A lamentarci siamo buoni tutti, specie se dobbiamo criticare un lavoro mal fatto da parte di altri. Ma di lì ad agire il passo è enorme. Passeggiando per i parchi cittadini spesso ci si imbatte nei resti lasciati da qualche incivile: cartacce, bottiglie, mozziconi di sigaretta, spazzatura di qualunque tipo, anche siringhe. Lo sdegno va subito a chi ha sporcato e a chi non ha pulito (le amministrazioni pubbliche, in questo caso). Si borbotta un po’, e poi si prosegue per la propria passeggiata, magari buttando a terra qualche metro più in là il chewingum masticato – che cosa vuoi che faccia?
Ma se qualcuno alla lamentela facesse seguire l’azione? Adriano lo fa! Da più di tre anni, da quando è rimasto a casa dal suo lavoro trentennale in fabbrica, pinza in mano: questa la sua passione, ma anche la sua missione.
«Per me la natura è importantissima, e la prima cosa che va rispettata è proprio questa»: poche parole ma chiare, l’accento marcatamente piemontese, la voglia di fare e di rendere la natura urbana un po’ più vivibile. La sua zona d’azione sono i parchi torinesi, in particolare il Ruffini, la Tesoriera, la Pellerina e il giardino dell’Ospedale Martini.
Da tre anni a questa parte si sveglia col bisogno di rendersi utile alla comunità in questo modo, lo fa da volontario, senza dipendere dal Comune o dall’Amiat (l’azienda torinese per la gestione dei rifiuti) o altre associazioni, perchè vuole «godersi la natura, prendersi i suoi tempi, non dover seguire regole fisse».

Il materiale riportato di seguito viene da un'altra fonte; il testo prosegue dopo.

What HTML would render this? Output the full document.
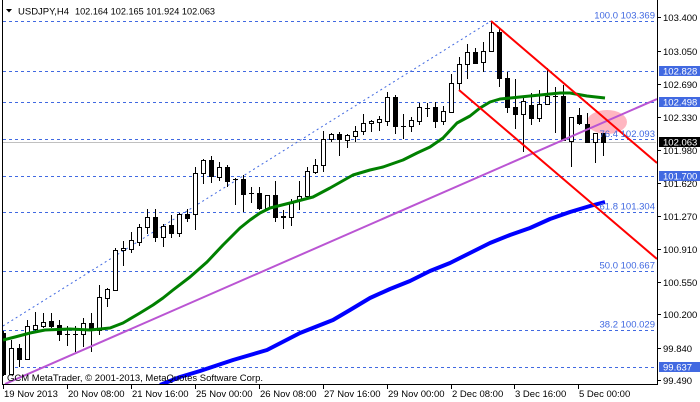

Le operazioni di pulizia tengono Adriano impegnato dalle due alle quattro ore giornaliere, tre volte a settimana d’inverno e cinque o sei giorni a settimana d’estate, quando la frequentazione (e la spazzatura) dei parchi è maggiore.
Chi lo incontra per la prima volta talvolta lo guarda perplesso, ma gli habitué dei parchi ormai lo conoscono: un saluto, quattro chiacchiere e – perchè no – un caffè, e poi si riprende la “missione”.
In ogni città che abbia dei parchi è predisposto un servizio per la loro pulizia e manutenzione, ma molto spesso i risultati vengono a mancare, vuoi per i sempre più importanti tagli che gli enti locali sono costretti a fronteggiare, vuoi per una cattiva organizzazione del servizio. Di operazioni collettive e organizzate per ovviare a questo problema se ne vedono parecchie, e anche molto diffuse sul territorio nazionale: tra le più famose ovviamente il “Let’s clean up Europe”, “Puliamo il mondo” di Legambiente, per poi passare alle varie associazioni di scout, pro loco, invalidi, pensionati, comuni cittadini; recentissima l’iniziativa di chiedere l’aiuto dei rifugiati politici in queste operazioni di manutenzione e pulizia.
Alcune amministrazioni danno addirittura degli incentivi ai cittadini che decidano di occuparsi delle aiuole, delle strade e dei parchi vicini a casa, riducendo loro una parte dei tributi comunali dovuti. Altre amministrazioni invece “puniscono” chi agisce come Adriano, prendendosi cura della cosa comune, attraverso diffide e multe, perchè «un cittadino non può sostituire la Pubblica Amministrazione se non nei termini previsti dai normativi disposti».
È singolare, per non dire assurdo, che una storia come quella di Adriano ci stupisca e faccia notizia, poichè il suo operato dovrebbe essere non un esempio da seguire ma la normalità, una spinta all’azione insita in ognuno di noi: l’amore per il bene comune e per la natura che ci circonda, selvaggia o urbana che essa sia. Certo il sempre più crescente individualismo che caratterizza il genere umano non può essere smosso da amministrazioni che tentato di “tarpare le ali” a chi ci prova.
Per ora accontentiamoci dell’esempio di Adriano, e di tutti quelli che fanno come lui, partendo anche dalla più piccola delle azioni: del resto, fu il colibrì con la goccia d’acqua nel becco a convincere gli altri animali che scappavano dall’incendio, che esso poteva essere spento con la collaborazione di tutti.
È tempo di smettere di pensare che «tanto non serve/tanto se lo faccio solo io ci perdo soltanto/tanto gli altri se ne fregano»: il cambiamento parte da noi, a patto che lo vogliamo davvero.